Зачем писать? Авторская коллекция избранных эссе и бесед (Рот) - страница 243

Я впервые встретил Сола Беллоу в 1957 году, когда был молодым преподавателем Чикагского университета, а автор «Приключений Оги Марча» был гостем этого университета. С Аароном Аппельфельдом я познакомился в 1980 году, когда жил в Лондоне, а автор «Баденхайма в 1939 году» приехал туда с лекцией. С тех пор я часто встречался с каждым из этих замечательных людей в разных компаниях, поэтому я и не предполагал, что когда сведу их вместе, они в обществе друг друга окажутся совсем не теми Солом и Аароном, которых я до этого хорошо знал, или что они выкажут еще какую‐нибудь яркую и доселе мне неведомую сторону своей натуры.

А все потому, что до того ужина я никогда не слышал – и не видел, – как они говорят на идише. А они почти весь вечер проговорили друг с другом на идише. Сол выучил идиш в детстве, когда в 1910–1920‐х годах рос среди евреев-иммигрантов в Монреале и Чикаго. Аарон, чей родной язык был немецкий, на котором говорили в его семье в Буковине (хотя прозу он писал на иврите), освоил идиш в Израиле, изучая в 1940–1950‐х годах язык в университете и беседуя на улицах Тель-Авива и Иерусалима с такими же, как он сам, выжившими жертвами Холокоста.

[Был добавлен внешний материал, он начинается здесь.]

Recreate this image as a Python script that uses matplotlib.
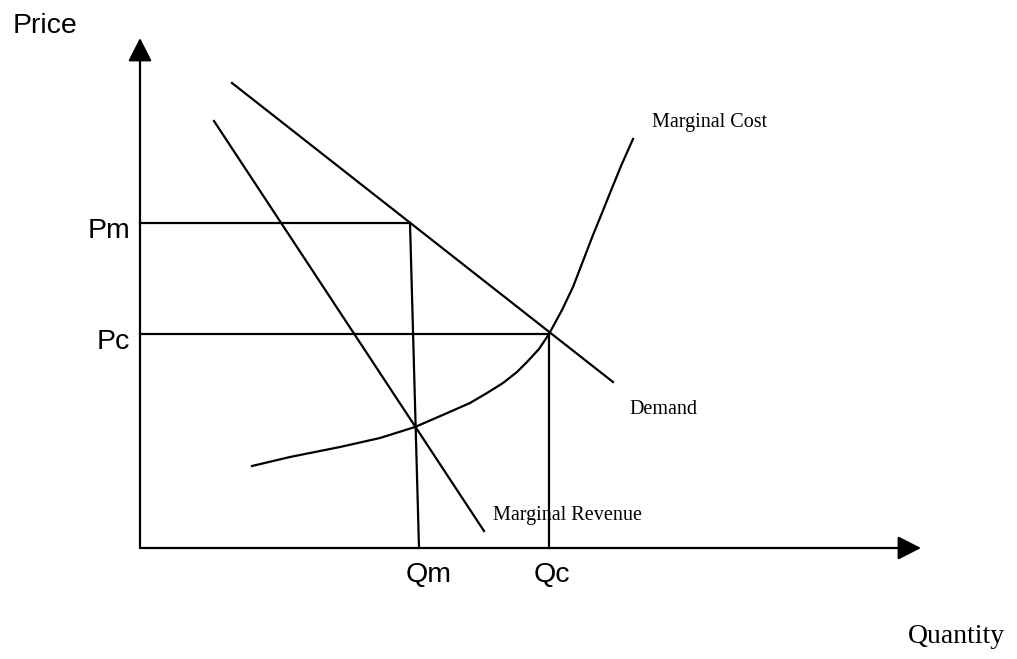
import numpy as np
import matplotlib
matplotlib.use('Agg')
import matplotlib.pyplot as plt

# quantity / price coordinates (origin at the axes corner)
demand_q = [92, 473]
demand_p = [465, 166]
mr_q = [74, 344]
mr_p = [427, 17]
mc_q = [112, 150, 200, 240, 275, 305, 330, 347, 363, 377, 387, 399, 409,
        422, 433, 443, 453, 462, 470, 481, 493]
mc_p = [82, 91, 101, 110, 121, 134, 145, 155, 165, 176, 186, 199, 214,
        238, 261, 287, 313, 335, 355, 382, 409]

pm, pc = 325, 214
qm_top, qm_bottom = 270, 279
qc = 409
q_max, p_max = 781, 510

sans = 'Liberation Sans'
serif = 'Liberation Serif'

fig = plt.figure(figsize=(10.17, 6.59), dpi=100)
ax = fig.add_axes([0, 0, 1, 1])
ax.set_xlim(-140, 877)
ax.set_ylim(-111, 548)
ax.axis('off')

lw = 1.6
# axes with arrow heads
arrow = dict(arrowstyle='-|>,head_length=0.55,head_width=0.28', mutation_scale=26,
             lw=lw, color='black', shrinkA=0, shrinkB=0)
ax.annotate('', xy=(0, p_max), xytext=(0, 0), arrowprops=arrow)
ax.annotate('', xy=(q_max, 0), xytext=(0, 0), arrowprops=arrow)

# curves
ax.plot(demand_q, demand_p, color='black', lw=lw)
ax.plot(mr_q, mr_p, color='black', lw=lw)
ax.plot(mc_q, mc_p, color='black', lw=lw, solid_joinstyle='round')

# guide lines
ax.plot([0, qm_top], [pm, pm], color='black', lw=lw)
ax.plot([qm_top, qm_bottom], [pm, 0], color='black', lw=lw)
ax.plot([0, qc], [pc, pc], color='black', lw=lw)
ax.plot([qc, qc], [pc, 0], color='black', lw=lw)

# labels
ax.text(-127, 515, 'Price', fontsize=20.5, family=sans, ha='left', va='baseline')
ax.text(-10, 310, 'Pm', fontsize=20.5, family=sans, ha='right', va='baseline')
ax.text(-10, 199, 'Pc', fontsize=20.5, family=sans, ha='right', va='baseline')
ax.text(289, -34, 'Qm', fontsize=20.5, family=sans, ha='center', va='baseline')
ax.text(412, -34, 'Qc', fontsize=20.5, family=sans, ha='center', va='baseline')
ax.text(768, -95, 'Quantity', fontsize=20, family=serif, ha='left', va='baseline')
ax.text(512, 421, 'Marginal Cost', fontsize=14.5, family=serif, ha='left', va='baseline')
ax.text(489, 134, 'Demand', fontsize=14.5, family=serif, ha='left', va='baseline')
ax.text(353, 28, 'Marginal Revenue', fontsize=14.5, family=serif, ha='left', va='baseline')

fig.savefig('out.png', dpi=100, facecolor='white')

Что же изменилось в их отношениях, когда они смогли вволю побеседовать на идише? Буквально все. Изменилось их воодушевление и его причины. Изменилось их отношение к своей трезвости. Изменилось их отношение к своим восторгам. Изменилось их отношение к своей любезности. Изменилось даже их отношение к смене выражения лиц друг друга. Каждый, казалось, волшебным образом обрел новую индивидуальность, пробудив ранее спящие свойства своей натуры.

Не то чтобы Аарон и Сол стремились глубже погрузиться в предмет ведущегося на идише разговора. И не то чтобы они благодаря идишу проникли в какие‐то глубинные смыслы существования. Но сложилось впечатление, будто с помощью идиша они нашли дополнительный смысл, иную картину жизни, что, в свою очередь, породило в них обоих какое‐то совершенно другое настроение и состояние души. Я, например, никогда раньше не видел Аарона таким театральным и не был свидетелем проявления его очевидного инстинкта играть, как никогда раньше не видел, что Сол может по‐мальчишески забыть о присущем ему социальном апломбе. Можно было забыть, что они – Сол Беллоу и Аарон Аппельфельд. В тот момент казалось, что оба литературных гения не имеют никакого иного таланта, кроме как болтать на идише.

Что‐то в их живом взаимодействии, казалось, открывало доступ к самым потаенным глубинам их личностей, как будто, говоря на идише, они могли выудить наконец‐то слова, способные послужить отдушиной для всего значительного и мелкого, что раньше оставалось невысказанным. Они сразу же отбросили все барьеры условностей, которые обычно тормозят беседу при первом знакомстве, и между ними установилась необычайная близость. Такое было впечатление, что тот и другой внезапно нашел в огромном мире родного брата после долгой разлуки и, соответственно, все, что они говорили друг другу, обретало свежую значимость, тот смысл, который оставался бы недоступен для двух мужчин, не имеющих подобной точки соприкосновения.